• _GIVEN PROBLEM_
Wherever "chart" appears in a line, list that line.

── RECORDS FOR PROCESSING

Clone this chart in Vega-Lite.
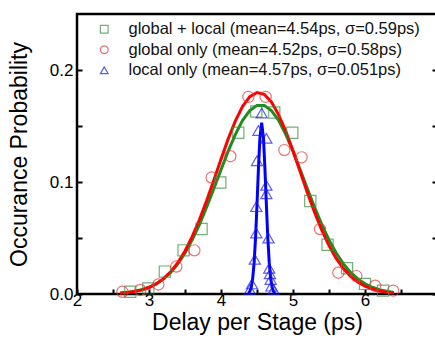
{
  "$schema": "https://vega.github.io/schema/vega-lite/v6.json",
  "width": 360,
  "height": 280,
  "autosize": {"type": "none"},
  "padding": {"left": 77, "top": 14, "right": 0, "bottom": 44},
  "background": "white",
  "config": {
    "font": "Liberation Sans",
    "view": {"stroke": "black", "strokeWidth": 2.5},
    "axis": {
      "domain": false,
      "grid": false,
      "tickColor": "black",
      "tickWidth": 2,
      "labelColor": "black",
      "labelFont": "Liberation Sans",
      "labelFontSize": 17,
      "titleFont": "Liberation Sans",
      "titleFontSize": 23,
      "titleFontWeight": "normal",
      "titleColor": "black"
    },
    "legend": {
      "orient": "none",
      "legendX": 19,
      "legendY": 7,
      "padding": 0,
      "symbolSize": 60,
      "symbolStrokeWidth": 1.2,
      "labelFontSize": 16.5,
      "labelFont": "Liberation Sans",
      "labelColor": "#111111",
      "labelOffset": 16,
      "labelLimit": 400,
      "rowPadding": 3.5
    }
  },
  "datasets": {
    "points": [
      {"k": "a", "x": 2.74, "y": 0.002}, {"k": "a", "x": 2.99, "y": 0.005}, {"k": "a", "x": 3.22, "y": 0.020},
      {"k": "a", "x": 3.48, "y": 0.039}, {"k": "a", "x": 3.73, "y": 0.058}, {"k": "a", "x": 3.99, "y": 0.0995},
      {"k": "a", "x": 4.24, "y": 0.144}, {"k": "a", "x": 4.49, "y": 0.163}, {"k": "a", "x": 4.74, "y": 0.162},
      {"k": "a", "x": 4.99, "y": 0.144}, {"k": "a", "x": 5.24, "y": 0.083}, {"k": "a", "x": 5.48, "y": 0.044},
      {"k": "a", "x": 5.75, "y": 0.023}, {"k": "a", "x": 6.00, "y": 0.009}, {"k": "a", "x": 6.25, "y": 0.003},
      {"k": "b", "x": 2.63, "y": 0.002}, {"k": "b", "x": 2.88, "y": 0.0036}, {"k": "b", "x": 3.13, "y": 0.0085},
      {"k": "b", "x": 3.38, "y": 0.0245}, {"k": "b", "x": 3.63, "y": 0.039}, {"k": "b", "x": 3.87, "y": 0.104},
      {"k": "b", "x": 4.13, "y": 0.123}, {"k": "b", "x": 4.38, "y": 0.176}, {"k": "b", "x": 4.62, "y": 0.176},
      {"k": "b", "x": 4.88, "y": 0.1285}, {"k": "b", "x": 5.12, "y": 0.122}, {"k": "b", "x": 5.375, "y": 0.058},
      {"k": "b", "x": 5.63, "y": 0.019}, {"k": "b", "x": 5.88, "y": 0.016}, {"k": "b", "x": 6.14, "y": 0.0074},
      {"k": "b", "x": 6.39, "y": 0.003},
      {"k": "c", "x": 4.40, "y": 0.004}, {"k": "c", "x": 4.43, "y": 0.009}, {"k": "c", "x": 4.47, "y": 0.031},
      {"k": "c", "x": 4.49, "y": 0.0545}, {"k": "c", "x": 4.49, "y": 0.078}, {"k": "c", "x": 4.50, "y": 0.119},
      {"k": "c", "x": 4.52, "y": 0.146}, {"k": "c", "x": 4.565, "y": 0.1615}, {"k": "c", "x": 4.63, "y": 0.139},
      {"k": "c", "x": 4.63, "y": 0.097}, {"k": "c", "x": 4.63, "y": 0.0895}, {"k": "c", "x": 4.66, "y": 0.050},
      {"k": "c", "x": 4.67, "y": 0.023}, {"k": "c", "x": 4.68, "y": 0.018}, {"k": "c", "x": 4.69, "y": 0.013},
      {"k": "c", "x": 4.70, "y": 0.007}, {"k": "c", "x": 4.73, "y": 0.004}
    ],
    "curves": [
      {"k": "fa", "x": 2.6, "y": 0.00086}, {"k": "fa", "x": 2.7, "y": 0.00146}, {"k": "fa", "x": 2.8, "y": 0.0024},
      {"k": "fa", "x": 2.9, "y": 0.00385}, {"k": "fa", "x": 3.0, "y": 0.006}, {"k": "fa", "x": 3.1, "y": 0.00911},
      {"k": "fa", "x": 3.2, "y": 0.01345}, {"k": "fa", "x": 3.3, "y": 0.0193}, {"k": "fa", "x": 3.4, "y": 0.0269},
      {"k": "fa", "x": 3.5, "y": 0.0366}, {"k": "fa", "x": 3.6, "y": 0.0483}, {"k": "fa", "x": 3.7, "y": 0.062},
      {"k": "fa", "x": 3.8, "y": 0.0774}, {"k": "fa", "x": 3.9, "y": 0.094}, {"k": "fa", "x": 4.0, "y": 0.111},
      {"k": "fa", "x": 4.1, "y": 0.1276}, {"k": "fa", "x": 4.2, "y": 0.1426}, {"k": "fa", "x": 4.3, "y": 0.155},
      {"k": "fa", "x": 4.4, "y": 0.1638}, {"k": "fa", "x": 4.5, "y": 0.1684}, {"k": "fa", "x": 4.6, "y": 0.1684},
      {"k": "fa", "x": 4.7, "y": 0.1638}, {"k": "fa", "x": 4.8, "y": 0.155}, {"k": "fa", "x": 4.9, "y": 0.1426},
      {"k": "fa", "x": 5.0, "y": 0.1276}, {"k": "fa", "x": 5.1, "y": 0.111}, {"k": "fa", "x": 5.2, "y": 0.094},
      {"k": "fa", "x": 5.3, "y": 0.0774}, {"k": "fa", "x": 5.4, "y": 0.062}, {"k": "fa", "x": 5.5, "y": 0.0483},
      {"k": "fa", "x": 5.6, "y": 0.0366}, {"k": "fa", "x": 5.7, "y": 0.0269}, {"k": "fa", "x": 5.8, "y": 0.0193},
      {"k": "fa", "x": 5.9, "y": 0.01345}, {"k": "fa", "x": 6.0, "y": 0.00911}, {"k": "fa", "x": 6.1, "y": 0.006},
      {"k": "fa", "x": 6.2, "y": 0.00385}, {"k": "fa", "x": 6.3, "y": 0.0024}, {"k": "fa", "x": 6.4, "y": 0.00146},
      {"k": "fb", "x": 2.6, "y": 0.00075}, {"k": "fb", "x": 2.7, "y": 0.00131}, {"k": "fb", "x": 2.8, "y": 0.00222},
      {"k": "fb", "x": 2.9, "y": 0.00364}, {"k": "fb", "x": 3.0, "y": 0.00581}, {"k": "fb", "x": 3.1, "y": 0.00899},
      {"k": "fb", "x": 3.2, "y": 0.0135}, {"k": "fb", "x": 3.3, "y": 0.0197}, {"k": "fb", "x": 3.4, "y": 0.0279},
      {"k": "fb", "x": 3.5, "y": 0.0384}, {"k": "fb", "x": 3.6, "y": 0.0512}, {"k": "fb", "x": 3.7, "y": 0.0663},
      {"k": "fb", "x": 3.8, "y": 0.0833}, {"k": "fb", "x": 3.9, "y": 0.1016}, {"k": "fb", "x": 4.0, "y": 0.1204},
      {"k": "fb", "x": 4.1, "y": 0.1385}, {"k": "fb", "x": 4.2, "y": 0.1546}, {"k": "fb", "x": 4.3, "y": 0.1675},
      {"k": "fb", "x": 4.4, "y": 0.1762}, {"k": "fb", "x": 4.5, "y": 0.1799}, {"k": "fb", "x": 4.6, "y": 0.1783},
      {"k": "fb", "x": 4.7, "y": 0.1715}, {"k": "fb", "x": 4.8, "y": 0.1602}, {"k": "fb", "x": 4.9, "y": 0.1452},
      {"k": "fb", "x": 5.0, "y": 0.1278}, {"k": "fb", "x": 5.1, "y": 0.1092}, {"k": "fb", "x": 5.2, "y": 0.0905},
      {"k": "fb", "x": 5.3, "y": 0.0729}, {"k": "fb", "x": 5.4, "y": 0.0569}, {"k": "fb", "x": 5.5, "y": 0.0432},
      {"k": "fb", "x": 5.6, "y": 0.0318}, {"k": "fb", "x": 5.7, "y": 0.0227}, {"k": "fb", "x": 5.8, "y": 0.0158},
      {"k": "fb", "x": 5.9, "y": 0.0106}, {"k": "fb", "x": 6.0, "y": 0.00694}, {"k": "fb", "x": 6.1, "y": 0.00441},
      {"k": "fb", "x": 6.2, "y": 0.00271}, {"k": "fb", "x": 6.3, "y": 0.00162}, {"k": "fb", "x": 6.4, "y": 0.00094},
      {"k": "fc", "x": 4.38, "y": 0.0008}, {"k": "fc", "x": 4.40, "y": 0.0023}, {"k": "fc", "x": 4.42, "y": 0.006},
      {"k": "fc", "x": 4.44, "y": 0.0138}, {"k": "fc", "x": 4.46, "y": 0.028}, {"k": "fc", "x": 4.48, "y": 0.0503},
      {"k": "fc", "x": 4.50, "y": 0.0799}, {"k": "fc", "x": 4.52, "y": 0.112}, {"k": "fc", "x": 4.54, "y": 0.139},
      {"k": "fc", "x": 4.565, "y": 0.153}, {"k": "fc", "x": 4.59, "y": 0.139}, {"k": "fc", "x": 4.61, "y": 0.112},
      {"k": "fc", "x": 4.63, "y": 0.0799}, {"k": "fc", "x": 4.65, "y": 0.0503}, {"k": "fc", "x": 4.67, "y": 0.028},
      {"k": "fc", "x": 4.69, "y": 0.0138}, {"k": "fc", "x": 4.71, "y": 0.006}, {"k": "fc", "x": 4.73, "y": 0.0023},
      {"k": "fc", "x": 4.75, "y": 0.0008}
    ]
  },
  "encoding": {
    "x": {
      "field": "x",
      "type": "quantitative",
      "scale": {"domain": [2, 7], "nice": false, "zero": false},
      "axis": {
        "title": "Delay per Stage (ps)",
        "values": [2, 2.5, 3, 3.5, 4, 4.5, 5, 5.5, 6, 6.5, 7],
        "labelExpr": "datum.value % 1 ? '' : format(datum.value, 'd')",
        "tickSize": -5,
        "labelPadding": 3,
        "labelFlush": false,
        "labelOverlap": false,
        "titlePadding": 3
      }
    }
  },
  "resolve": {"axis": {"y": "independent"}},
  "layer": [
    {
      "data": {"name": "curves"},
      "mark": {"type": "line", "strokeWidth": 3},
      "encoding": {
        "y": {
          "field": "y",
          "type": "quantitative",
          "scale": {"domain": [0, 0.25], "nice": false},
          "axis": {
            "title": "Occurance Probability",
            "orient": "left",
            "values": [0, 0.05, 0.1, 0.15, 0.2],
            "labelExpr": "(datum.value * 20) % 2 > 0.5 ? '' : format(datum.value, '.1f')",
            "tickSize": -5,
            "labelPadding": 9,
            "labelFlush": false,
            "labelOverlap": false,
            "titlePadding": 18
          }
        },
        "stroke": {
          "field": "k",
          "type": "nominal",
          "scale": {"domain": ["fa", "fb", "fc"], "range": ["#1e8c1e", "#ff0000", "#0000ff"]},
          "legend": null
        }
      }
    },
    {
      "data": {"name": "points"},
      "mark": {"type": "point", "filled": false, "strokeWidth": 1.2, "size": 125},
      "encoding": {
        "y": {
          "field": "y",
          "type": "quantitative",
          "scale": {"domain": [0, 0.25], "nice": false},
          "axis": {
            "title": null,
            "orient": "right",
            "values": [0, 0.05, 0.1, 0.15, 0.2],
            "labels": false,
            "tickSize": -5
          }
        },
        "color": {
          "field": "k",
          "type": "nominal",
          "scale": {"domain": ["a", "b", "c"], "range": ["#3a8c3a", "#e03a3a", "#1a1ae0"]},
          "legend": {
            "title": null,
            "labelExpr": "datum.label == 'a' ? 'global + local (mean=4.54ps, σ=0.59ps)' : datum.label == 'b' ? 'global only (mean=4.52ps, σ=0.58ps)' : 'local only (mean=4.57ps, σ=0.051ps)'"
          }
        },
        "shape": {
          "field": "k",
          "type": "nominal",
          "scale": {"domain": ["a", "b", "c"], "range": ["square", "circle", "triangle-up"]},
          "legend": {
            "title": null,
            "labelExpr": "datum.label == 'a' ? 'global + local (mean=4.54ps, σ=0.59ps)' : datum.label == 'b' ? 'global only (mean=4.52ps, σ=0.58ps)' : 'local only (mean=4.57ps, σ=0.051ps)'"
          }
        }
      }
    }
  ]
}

────
── RECORDS FOR PROCESSING

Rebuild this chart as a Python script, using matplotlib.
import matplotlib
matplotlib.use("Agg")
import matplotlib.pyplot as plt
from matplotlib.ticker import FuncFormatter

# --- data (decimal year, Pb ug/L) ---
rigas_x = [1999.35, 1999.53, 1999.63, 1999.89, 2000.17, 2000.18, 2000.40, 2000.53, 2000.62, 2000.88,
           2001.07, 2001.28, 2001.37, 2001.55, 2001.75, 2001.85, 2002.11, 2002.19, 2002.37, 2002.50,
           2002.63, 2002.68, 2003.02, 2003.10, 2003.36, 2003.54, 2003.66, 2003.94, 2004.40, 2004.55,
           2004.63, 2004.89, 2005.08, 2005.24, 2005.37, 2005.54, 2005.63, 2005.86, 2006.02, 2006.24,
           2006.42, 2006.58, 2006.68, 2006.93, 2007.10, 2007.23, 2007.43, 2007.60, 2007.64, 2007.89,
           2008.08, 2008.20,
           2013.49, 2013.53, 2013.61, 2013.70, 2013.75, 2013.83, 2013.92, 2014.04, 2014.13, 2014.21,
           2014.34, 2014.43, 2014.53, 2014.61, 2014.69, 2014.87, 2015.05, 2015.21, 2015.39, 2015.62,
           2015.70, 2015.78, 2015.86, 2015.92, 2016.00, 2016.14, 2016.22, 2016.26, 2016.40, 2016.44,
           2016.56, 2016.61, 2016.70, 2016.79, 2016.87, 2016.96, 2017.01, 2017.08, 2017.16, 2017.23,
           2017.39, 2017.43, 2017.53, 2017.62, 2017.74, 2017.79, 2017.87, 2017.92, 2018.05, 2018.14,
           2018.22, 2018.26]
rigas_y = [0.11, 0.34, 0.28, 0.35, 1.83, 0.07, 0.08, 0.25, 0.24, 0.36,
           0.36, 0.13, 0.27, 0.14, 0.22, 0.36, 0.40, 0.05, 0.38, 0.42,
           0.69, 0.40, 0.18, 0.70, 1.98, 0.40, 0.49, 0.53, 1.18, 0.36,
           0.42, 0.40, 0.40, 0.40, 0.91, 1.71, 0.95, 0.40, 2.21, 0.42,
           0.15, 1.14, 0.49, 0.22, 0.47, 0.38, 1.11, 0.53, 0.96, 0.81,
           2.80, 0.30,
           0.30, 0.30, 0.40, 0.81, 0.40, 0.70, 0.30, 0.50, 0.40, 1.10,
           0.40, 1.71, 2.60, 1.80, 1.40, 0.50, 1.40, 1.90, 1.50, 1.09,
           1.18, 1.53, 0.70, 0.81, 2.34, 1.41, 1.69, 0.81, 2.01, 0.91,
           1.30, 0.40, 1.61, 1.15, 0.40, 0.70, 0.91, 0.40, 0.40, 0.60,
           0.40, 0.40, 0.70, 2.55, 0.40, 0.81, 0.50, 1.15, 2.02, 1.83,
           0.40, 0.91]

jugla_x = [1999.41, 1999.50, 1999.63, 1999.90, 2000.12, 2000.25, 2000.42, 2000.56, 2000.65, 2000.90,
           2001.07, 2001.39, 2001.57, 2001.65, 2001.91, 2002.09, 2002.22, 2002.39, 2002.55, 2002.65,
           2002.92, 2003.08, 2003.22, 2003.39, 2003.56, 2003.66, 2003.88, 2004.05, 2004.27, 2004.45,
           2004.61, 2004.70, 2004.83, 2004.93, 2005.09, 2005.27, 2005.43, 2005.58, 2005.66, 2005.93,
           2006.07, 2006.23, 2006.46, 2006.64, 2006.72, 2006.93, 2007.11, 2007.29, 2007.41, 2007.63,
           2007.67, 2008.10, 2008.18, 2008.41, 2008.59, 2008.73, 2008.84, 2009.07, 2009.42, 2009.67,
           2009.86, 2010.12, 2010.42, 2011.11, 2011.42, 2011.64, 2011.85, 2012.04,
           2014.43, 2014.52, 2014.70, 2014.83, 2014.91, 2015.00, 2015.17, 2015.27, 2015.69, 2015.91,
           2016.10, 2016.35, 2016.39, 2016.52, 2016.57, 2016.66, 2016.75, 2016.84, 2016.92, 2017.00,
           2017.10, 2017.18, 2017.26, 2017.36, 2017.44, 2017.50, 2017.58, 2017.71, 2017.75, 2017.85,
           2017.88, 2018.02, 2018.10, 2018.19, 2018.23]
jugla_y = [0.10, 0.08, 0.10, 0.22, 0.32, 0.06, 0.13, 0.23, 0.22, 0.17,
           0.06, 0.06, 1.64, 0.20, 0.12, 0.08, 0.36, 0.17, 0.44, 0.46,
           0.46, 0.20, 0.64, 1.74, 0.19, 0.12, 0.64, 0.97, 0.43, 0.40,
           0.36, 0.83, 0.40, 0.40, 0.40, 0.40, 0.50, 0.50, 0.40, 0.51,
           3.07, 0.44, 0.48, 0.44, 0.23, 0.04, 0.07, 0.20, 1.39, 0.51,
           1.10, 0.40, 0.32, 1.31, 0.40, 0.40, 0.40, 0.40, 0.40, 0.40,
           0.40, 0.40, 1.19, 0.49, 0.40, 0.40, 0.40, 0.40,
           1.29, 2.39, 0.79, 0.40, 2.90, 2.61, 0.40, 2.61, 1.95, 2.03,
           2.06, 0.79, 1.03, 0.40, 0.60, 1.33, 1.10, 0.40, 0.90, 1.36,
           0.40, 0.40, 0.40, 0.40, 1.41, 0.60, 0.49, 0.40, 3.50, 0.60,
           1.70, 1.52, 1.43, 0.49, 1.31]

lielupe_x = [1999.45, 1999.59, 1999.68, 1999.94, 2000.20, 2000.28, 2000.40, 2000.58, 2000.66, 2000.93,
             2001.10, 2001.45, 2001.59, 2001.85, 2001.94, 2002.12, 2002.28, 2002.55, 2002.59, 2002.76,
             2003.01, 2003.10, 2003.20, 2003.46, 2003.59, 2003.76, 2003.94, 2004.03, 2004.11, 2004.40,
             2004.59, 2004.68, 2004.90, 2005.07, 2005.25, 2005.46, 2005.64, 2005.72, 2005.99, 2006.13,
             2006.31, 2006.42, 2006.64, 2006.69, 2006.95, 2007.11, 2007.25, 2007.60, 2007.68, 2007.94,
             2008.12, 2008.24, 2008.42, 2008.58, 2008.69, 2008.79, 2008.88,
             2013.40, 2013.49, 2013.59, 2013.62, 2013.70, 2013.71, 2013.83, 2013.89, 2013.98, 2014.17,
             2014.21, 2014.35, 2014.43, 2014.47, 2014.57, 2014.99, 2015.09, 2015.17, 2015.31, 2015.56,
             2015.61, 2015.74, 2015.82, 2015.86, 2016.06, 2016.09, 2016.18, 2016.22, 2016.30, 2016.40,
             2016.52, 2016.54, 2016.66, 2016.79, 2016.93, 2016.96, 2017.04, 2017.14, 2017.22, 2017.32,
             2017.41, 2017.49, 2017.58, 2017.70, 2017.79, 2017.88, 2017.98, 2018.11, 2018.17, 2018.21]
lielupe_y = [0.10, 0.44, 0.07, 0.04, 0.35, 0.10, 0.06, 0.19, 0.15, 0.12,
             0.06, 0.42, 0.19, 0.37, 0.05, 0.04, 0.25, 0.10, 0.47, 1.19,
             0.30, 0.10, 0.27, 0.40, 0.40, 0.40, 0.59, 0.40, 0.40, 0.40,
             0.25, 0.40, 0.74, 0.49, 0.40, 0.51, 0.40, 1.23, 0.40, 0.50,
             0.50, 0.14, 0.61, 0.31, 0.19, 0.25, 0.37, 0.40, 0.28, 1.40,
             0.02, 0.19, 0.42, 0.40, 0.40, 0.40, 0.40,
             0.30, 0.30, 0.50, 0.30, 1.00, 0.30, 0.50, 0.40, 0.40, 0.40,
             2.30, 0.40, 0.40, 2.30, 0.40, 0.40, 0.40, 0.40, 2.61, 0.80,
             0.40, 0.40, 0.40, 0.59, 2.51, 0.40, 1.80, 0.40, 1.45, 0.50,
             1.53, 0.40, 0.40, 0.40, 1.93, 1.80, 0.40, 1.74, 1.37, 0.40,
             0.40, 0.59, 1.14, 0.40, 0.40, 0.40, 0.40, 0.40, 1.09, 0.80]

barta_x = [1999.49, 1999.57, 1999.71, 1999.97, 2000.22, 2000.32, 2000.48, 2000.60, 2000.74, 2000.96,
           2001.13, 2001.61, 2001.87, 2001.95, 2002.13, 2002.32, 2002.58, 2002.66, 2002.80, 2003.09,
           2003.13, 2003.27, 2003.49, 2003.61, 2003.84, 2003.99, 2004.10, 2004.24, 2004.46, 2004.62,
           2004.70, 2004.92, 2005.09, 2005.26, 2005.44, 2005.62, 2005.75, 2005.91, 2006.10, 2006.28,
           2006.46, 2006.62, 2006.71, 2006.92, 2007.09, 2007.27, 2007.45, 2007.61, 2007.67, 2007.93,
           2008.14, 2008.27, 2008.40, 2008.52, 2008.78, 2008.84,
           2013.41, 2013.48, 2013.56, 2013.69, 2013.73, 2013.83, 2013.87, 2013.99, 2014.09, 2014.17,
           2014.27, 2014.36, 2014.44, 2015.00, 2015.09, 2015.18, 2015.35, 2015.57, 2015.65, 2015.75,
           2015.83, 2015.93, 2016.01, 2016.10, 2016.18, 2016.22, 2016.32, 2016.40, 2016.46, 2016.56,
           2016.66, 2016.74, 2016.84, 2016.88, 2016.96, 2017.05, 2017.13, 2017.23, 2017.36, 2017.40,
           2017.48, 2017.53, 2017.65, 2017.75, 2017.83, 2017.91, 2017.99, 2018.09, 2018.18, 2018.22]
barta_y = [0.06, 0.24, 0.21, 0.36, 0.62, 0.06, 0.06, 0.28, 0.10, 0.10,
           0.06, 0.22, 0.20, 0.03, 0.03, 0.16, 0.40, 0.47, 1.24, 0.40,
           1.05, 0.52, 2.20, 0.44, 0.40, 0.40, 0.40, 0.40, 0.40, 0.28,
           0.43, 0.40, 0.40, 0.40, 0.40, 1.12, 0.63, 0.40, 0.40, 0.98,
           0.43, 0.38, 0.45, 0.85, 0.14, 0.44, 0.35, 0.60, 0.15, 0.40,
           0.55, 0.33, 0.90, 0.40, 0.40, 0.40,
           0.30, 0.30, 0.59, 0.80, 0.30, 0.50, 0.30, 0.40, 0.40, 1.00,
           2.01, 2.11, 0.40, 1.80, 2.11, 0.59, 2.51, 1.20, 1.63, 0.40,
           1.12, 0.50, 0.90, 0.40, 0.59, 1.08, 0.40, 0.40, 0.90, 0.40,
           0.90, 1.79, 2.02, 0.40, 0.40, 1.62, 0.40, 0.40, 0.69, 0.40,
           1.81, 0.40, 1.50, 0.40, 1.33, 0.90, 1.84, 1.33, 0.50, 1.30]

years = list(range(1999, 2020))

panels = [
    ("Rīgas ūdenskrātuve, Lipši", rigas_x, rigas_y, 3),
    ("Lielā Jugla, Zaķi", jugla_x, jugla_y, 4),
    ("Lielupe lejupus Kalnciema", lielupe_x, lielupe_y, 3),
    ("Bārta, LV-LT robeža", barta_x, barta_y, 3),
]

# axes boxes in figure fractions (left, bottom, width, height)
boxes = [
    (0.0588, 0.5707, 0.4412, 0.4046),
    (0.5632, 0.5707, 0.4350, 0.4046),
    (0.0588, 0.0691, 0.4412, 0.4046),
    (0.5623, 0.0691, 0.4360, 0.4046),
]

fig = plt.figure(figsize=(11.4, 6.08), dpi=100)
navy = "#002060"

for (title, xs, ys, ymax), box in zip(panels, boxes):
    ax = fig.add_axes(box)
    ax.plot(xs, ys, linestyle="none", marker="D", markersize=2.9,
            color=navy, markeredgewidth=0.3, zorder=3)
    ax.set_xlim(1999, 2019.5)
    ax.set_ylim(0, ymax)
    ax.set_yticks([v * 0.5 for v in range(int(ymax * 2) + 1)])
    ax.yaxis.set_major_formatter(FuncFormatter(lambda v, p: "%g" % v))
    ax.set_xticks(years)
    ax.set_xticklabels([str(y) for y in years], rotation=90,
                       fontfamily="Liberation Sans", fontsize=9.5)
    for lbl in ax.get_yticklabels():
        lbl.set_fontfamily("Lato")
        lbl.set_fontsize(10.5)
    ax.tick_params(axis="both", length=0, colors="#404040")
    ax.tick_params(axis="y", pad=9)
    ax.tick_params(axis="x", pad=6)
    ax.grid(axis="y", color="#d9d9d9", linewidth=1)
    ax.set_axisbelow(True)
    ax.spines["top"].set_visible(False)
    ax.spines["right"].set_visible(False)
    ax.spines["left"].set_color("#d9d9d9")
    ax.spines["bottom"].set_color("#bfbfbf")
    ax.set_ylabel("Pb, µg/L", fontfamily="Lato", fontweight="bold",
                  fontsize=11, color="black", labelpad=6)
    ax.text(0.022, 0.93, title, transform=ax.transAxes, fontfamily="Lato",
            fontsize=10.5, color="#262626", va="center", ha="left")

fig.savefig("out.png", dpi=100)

────

• _RESPONSE TO THIS TASK_
Clone this chart in Vega-Lite.
Rebuild this chart as a Python script, using matplotlib.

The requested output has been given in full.